China is less transparent than Russia, according to Rickards. China has purchased 600 to two thousand tons; Turkey has acquired gold; Iran has acquired gold; Kazakhstan has been acquiring gold. From 1999 to 2010 central banks sold gold. [They apparently sold into the gold bull market.] Since then, the central banks have been buying gold.  The last time the US sold gold was 1980, despite the scoffing of foundation-funded academics.

The big sellers after 1980 were the UK, Switzerland, and the IMF. Germany, France, and Italy never sold.  The central banks that were selling have stopped. Now, on net, banks are buying.  Miners are having difficulty finding new gold. “What’s going on is strategic,” says Rickards.

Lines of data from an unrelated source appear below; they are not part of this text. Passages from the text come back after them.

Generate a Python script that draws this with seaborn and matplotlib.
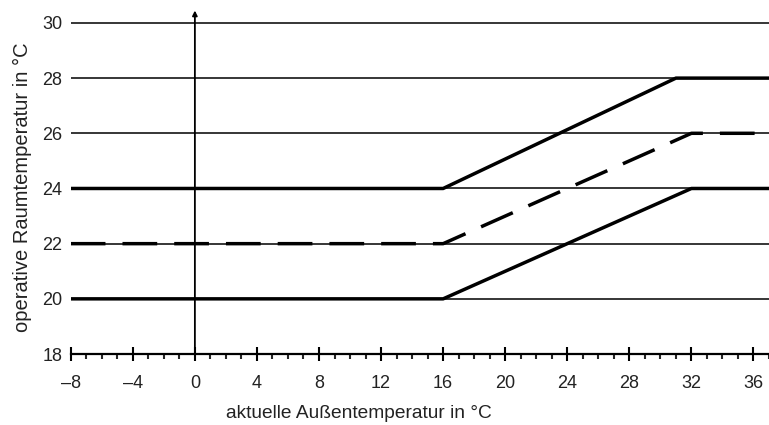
import numpy as np
import pandas as pd
import seaborn as sns
import matplotlib.pyplot as plt
from matplotlib.ticker import MultipleLocator

x_upper = [-8, 16, 31, 37]
y_upper = [24, 24, 28, 28]
x_mid = [-8, 16, 32, 37]
y_mid = [22, 22, 26, 26]
x_lower = [-8, 16, 32, 37]
y_lower = [20, 20, 24, 24]
y_grid = [20, 22, 24, 26, 28, 30]

df = pd.concat([
    pd.DataFrame({'aussen': x_upper, 'raum': y_upper, 'kurve': 'oben'}),
    pd.DataFrame({'aussen': x_mid, 'raum': y_mid, 'kurve': 'mitte'}),
    pd.DataFrame({'aussen': x_lower, 'raum': y_lower, 'kurve': 'unten'}),
])

sns.set_style('white')
plt.rcParams['font.family'] = ['Liberation Sans', 'DejaVu Sans']

fig = plt.figure(figsize=(7.69, 4.25), dpi=100)
ax = fig.add_axes([0.092, 0.167, 0.908, 0.805])

# thin grid lines
for g in y_grid:
    ax.axhline(g, color='black', lw=1.1, zorder=1)

sns.lineplot(data=df, x='aussen', y='raum', hue='kurve', style='kurve',
             palette={'oben': 'black', 'mitte': 'black', 'unten': 'black'},
             dashes={'oben': '', 'mitte': (10, 4.9), 'unten': ''},
             linewidth=2.5, legend=False, ax=ax, sort=False, zorder=3)

ax.set_xlim(-8, 37)
ax.set_ylim(18, 30.4)

# y axis at x=0 with arrow
ax.annotate('', xy=(0, 30.45), xytext=(0, 18),
            arrowprops=dict(arrowstyle='-|>', color='black', lw=1.3,
                            mutation_scale=7, shrinkA=0, shrinkB=0),
            annotation_clip=False, zorder=4)

for s in ['top', 'right', 'left']:
    ax.spines[s].set_visible(False)
ax.spines['bottom'].set_linewidth(1.6)
ax.spines['bottom'].set_color('black')

ax.xaxis.set_major_locator(MultipleLocator(4))
ax.xaxis.set_minor_locator(MultipleLocator(1))
ax.set_xticks(range(-8, 37, 4))
ax.set_xticklabels([str(v).replace('-', '\u2013') for v in range(-8, 37, 4)])
ax.set_yticks(range(18, 31, 2))
ax.tick_params(axis='x', which='major', direction='inout', length=10, width=1.5,
               bottom=True, labelsize=13, colors='black', labelcolor='#222222', pad=10)
ax.tick_params(axis='x', which='minor', direction='out', length=3.5, width=1.5,
               bottom=True)
ax.tick_params(axis='y', which='major', length=0, left=False, labelsize=13,
               labelcolor='#222222', pad=6)
ax.set_xlabel('')
ax.set_ylabel('')

fig.text(0.467, 0.026, 'aktuelle Au\u00dfentemperatur in \u00b0C', ha='center', va='center',
         fontsize=13.8, color='#222222')
fig.text(0.029, 0.56, 'operative Raumtemperatur in \u00b0C', ha='center', va='center',
         rotation=90, fontsize=14.5, color='#222222')

fig.savefig('out.png', dpi=100)
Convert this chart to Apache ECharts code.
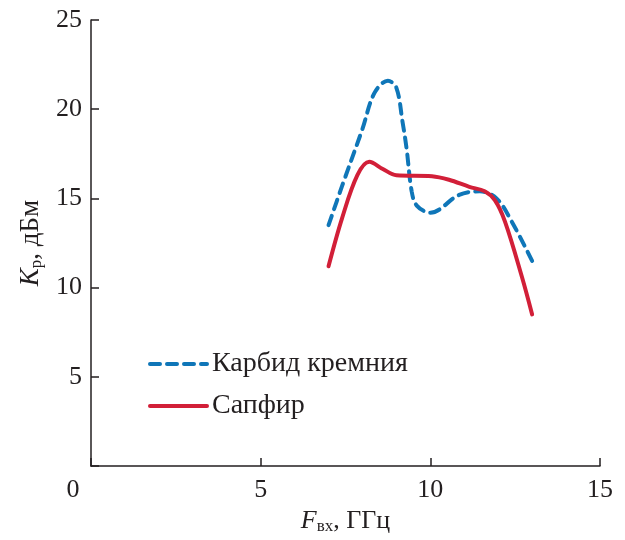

The US dollar is currently more than 60% of global reserves, 80% of global payments, and 90% of oil payments.  The Establishment (Ben Bernanke, Tim Geithner, John Lipsky) sees continued dominance of the dollar.  Currently the US is in financial wars with Iran, Russia, North Korea, and possibly China. 

          The ubiquitous dollar enables the US to be effective at enforcing economic sanctions. The problem is that these countries, at the short end of US foreign policy and trade policy, are trying to get around the dollar system.  Russia, China, Iran, Turkey, Venezuela, and Brazil are looking for an alternative to the US dollar system.